Monday 14 July 2008

Oracle Forms: Alfa Romeo

Everyone goes on about how much better than Oracle Forms this Oracle Apex thing is - and they're right; I hate going back to bug-fix my old Forms apps (not that I have much choice; the application that makes my employers most of their money is written in Forms). But one thing people don't mention is how developing in Apex makes you feel.

I was watching Top Gear the other day and the presenters were practically having a communal orgasm as they discussed Alfa Romeos: they agreed that they were terribly unreliable cars that were likely to spend as much time with your mechanic as with you, but they said that even that was more than made up for by the way Alfa Romeos made you feel when you got behind their wheel.

So what does developing in Apex feel like compared to developing in Forms? Well, let me persist with the car analogy: developing in Apex is like driving a Ferrari - it's fast and smooth and enjoyable - for the first 100 miles. After that you begin to wish the seats were a little more comfortable and you begin to miss those little 'useless' extras that you took for granted in your old family sedan.

Okay, enough with the car analogies. Truth is the only thing I've driven in the past 10 years was a Segway, and if I went anywhere near a Ferrari I'd probably get arrested.

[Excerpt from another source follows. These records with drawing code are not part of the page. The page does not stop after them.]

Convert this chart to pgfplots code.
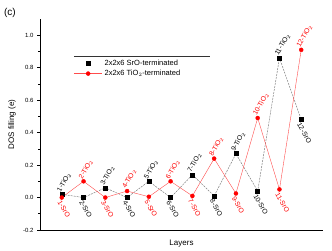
\documentclass[border=0pt]{standalone}
\usepackage{fontspec}
\setmainfont{Liberation Sans}
\usepackage{pgfplots}
\pgfplotsset{compat=1.18}
\definecolor{myred}{RGB}{255,0,0}
\begin{document}
\begin{tikzpicture}
\useasboundingbox (-40pt,-20pt) rectangle (292pt,230pt);
\begin{axis}[
  scale only axis, width=283pt, height=211pt,
  at={(0pt,0pt)}, anchor=south west,
  axis lines*=left,
  axis line style={line width=0.8pt},
  xmin=0, xmax=13, ymin=-0.2, ymax=1.1,
  xtick=\empty,
  ytick={-0.2,0,0.2,0.4,0.6,0.8,1.0},
  minor y tick num=1,
  tick align=outside, tick pos=left,
  major tick length=3pt, minor tick length=1.6pt,
  tick style={line width=0.6pt, black},
  yticklabel style={/pgf/number format/fixed,/pgf/number format/precision=1,/pgf/number format/fixed zerofill, font=\fontsize{6}{7}\selectfont},
  /pgf/number format/assume math mode=true,
  ylabel={DOS filling (e)}, ylabel style={font=\fontsize{8}{9}\selectfont, at={(axis description cs:-0.099,0.5)}, anchor=center},
  xlabel={Layers}, xlabel style={font=\fontsize{8}{9}\selectfont, at={(axis description cs:0.5,-0.062)}, anchor=center},
  legend style={draw=none, fill=none, at={(rel axis cs:0.115,0.82)}, anchor=north west, font=\fontsize{7.5}{9}\selectfont, row sep=-1pt, inner sep=1pt},
  legend cell align=left,
  legend image code/.code={\draw[mark repeat=2,mark phase=2,#1] plot coordinates {(0cm,0cm) (0.5cm,0cm) (1.0cm,0cm)};},
  clip=false,
]
\addlegendimage{only marks, mark=square*, black, mark size=2pt}
\addlegendentry{2x2x6 SrO-terminated}
\addlegendimage{myred!70, line width=0.4pt, mark=*, mark options={myred, solid}, mark size=2pt}
\addlegendentry{2x2x6 TiO$_2$-terminated}

\addplot[forget plot, gray, dashed, dash pattern=on 2pt off 1pt, line width=0.5pt, mark=square*, mark size=2pt, mark options={black, solid}] coordinates {
(1,0.02) (2,0.0) (3,0.06) (4,0.0) (5,0.10) (6,0.0) (7,0.14) (8,0.01) (9,0.27) (10,0.04) (11,0.86) (12,0.48)};
\addplot[forget plot, myred!70, line width=0.4pt, mark=*, mark size=2pt, mark options={myred}] coordinates {
(1,0.0) (2,0.10) (3,0.0) (4,0.04) (5,0.005) (6,0.10) (7,0.01) (8,0.24) (9,0.025) (10,0.49) (11,0.05) (12,0.91)};

% labels above (black, TiO2)
\addplot[forget plot, draw=none, mark=none, nodes near coords, point meta=explicit symbolic,
  nodes near coords style={black, rotate=60, anchor=west, font=\fontsize{6.8}{7}\selectfont, inner sep=0.5pt, xshift=0.5pt, yshift=4pt}]
  table[meta=l] {
x y l
1 0.02 1-TiO$_2$
3 0.06 3-TiO$_2$
5 0.10 5-TiO$_2$
7 0.14 7-TiO$_2$
9 0.27 9-TiO$_2$
11 0.86 11-TiO$_2$
};
% labels below (black, SrO)
\addplot[forget plot, draw=none, mark=none, nodes near coords, point meta=explicit symbolic,
  nodes near coords style={black, rotate=-60, anchor=west, font=\fontsize{6.8}{7}\selectfont, inner sep=0.5pt, xshift=1.5pt, yshift=-4pt}]
  table[meta=l] {
x y l
2 0.0 2-SrO
4 0.0 4-SrO
6 0.0 6-SrO
8 0.01 8-SrO
10 0.04 10-SrO
12 0.48 12-SrO
};
% labels above (red, TiO2)
\addplot[forget plot, draw=none, mark=none, nodes near coords, point meta=explicit symbolic,
  nodes near coords style={myred, rotate=60, anchor=west, font=\fontsize{6.8}{7}\selectfont, inner sep=0.5pt, xshift=0.5pt, yshift=4pt}]
  table[meta=l] {
x y l
2 0.10 2-TiO$_2$
4 0.04 4-TiO$_2$
6 0.10 6-TiO$_2$
8 0.24 8-TiO$_2$
10 0.49 10-TiO$_2$
12 0.91 12-TiO$_2$
};
% labels below (red, SrO)
\addplot[forget plot, draw=none, mark=none, nodes near coords, point meta=explicit symbolic,
  nodes near coords style={myred, rotate=-60, anchor=west, font=\fontsize{6.8}{7}\selectfont, inner sep=0.5pt, xshift=1.5pt, yshift=-4pt}]
  table[meta=l] {
x y l
1 0.0 1-SrO
3 0.0 3-SrO
5 0.005 5-SrO
7 0.01 7-SrO
9 0.025 9-SrO
11 0.05 11-SrO
};
\draw[line width=0.5pt, black!80] (rel axis cs:0.12,0.825) -- (rel axis cs:0.60,0.825);
\end{axis}
\node[font=\fontsize{10}{12}\selectfont] at (-30pt,217pt) {(c)};
\end{tikzpicture}
\end{document}
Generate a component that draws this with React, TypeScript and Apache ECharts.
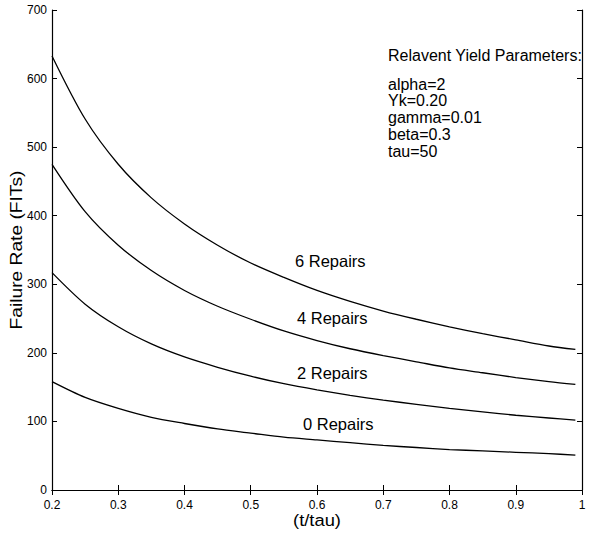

The point I'm trying to make is that somehow I've found that developing in Forms was more fun; Apex is great but I don't know that I'll ever learn to love it the way I loved Forms. Yes, it's easy to build applications and create pages and graffiti them with pie charts and scattergrams - but have they made it too easy?

My application is now a 65-page sprawl that keeps spreading like eczema and I'm reasonably proud of it, but the truth is that these days I have the most fun when I'm writing database packages, procedures and functions, and not when I'm building (yet another) Apex page. It was never this way back in my Forms days.